Loss can teach us so many things.  And to each of us, loss can look differently.  For me, the loss I experienced was of my former hopes and dreams and time with my children because of divorce.  I’ve also experienced the gut-wrenching loss of two unborn babies.  To some, loss could be death or a broken relationship.  It could be a job or something more sentimental like treasured old photographs or a childhood home.  Whatever the loss you are experiencing, it has such tremendous power to teach us what is most important if we allow it to.  

The power of forgiveness.  The sound of a laugh.  The realization of just how much someone means to us.  Loss can teach us the beauty of a moment.  The smell of a mother’s perfume.  To pay attention to the little things and just be present.  When we experience loss of any kind, we have a choice.  We can either look at all that we don’t have or the blessing of what we do.  I know for me, that when my house is quiet because the boys are away, the loss of my time is yelling loudly to get my attention.  To get me to see all that I don’t have and am missing.  But what if, what if in those moments I choose to see the beauty in the time I do get to see them.  What if I choose to see the good instead of the bad?  
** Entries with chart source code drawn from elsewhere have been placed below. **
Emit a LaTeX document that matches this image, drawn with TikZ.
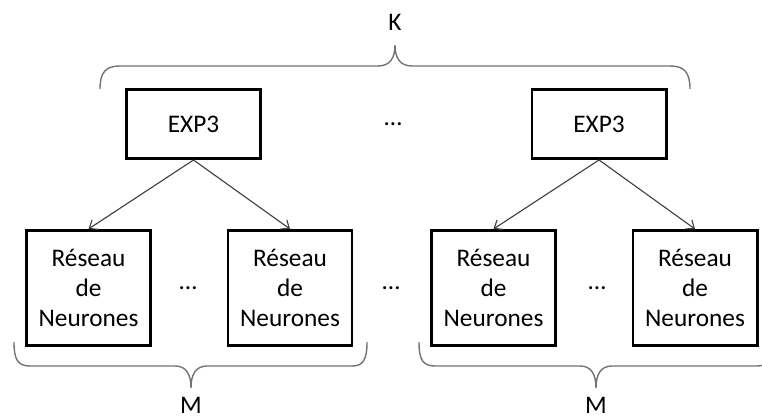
\documentclass[tikz,border=0pt]{standalone}
\usepackage{fontspec}
\setmainfont{Carlito}
\usepackage{xcolor}
\usepackage{tikz}
\usetikzlibrary{arrows.meta}
\begin{document}
\begin{tikzpicture}[
  x=0.025cm, y=-0.025cm,
  font=\fontsize{18}{21.5}\selectfont
]
\tikzset{
    expbox/.style = {rectangle, draw=black, line width=2.1pt, align=center, minimum width=3.35cm, minimum height=1.725cm},
    netbox/.style = {rectangle, draw=black, line width=2.1pt, align=center, minimum width=3.1cm, minimum height=2.875cm, inner sep=0pt},
    link/.style = {draw=black!75, line width=0.8pt, -{Straight Barb[length=5pt,width=8pt]}},
    brace/.style = {draw=black!55, line width=1pt},
}
\clip (0,0) rectangle (762,420);
\node[expbox] (exp1) at (193.5,124) {EXP3};
\node[expbox] (exp2) at (599,124) {EXP3};
\node (dotsk) at (393,124) {…};
\node[netbox] (net11) at (88.5,288) {Réseau\\de\\Neurones};
\node[netbox] (net12) at (290,288) {Réseau\\de\\Neurones};
\node[netbox] (net21) at (493.5,288) {Réseau\\de\\Neurones};
\node[netbox] (net22) at (695,288) {Réseau\\de\\Neurones};
\node (dots1) at (188,288) {…};
\node (dots0) at (391,288) {…};
\node (dots2) at (597,288) {…};
\draw[link] (exp1.south) -- (net11.north);
\draw[link] (exp1.south) -- (net12.north);
\draw[link] (exp2.south) -- (net21.north);
\draw[link] (exp2.south) -- (net22.north);
\draw[brace] (100,89) .. controls (100,72) and (106,66) .. (120,66) -- (378,66)
  .. controls (390,66) and (395,58) .. (395,45) .. controls (395,58) and (400,66) .. (412,66)
  -- (670,66) .. controls (684,66) and (690,72) .. (690,89);
\node (k) at (395,22) {K};
\draw[brace] (14,342) .. controls (14,360) and (18,366) .. (30,366) -- (175,366)
  .. controls (186,366) and (191,374) .. (191,388) .. controls (191,374) and (196,366) .. (207,366)
  -- (352,366) .. controls (363,366) and (367,360) .. (367,342);
\node (m1) at (191,405) {M};
\draw[brace] (419,342) .. controls (419,360) and (423,366) .. (435,366) -- (580,366)
  .. controls (591,366) and (596,374) .. (596,388) .. controls (596,374) and (601,366) .. (612,366)
  -- (757,366) .. controls (768,366) and (772,360) .. (772,342);
\node (m2) at (596,405) {M};
\end{tikzpicture}
\end{document}
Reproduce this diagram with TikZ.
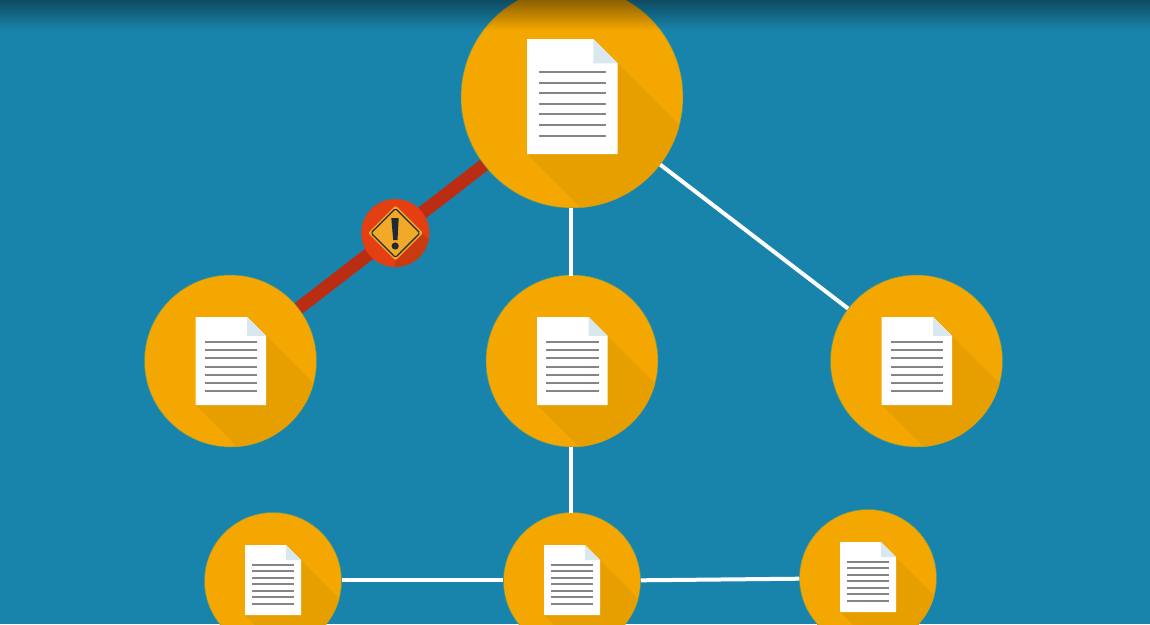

For what I have lost here in the world, I have gained so much more eternally and that is enough for me.  By losing my unborn babies, I know that they are resting in the arms of God.  And I know that they are safe until I can hold them myself.  By losing my children, it makes me all the more thankful for the two blessings I have here in my arms.  It makes me thankful that I’ve been able to love and nurture them for as long as I have.  And even if I only had one day a month with them, I would still find the blessings in those twenty-four hours.  


What kind of loss are you experiencing?  What can you learn from it?  For me, I’ve learned the beauty of moments.  I’ve learned to treasure and celebrate the little things.  To be present and not take a single second for granted.  I’ve learned the power of forgiveness through immense pain and the glorious joy that comes every morning.  I’ve found my faith and strength through loss.  I’ve found my purpose and passions too.  I’ve found all that I never knew I needed because I have experienced loss.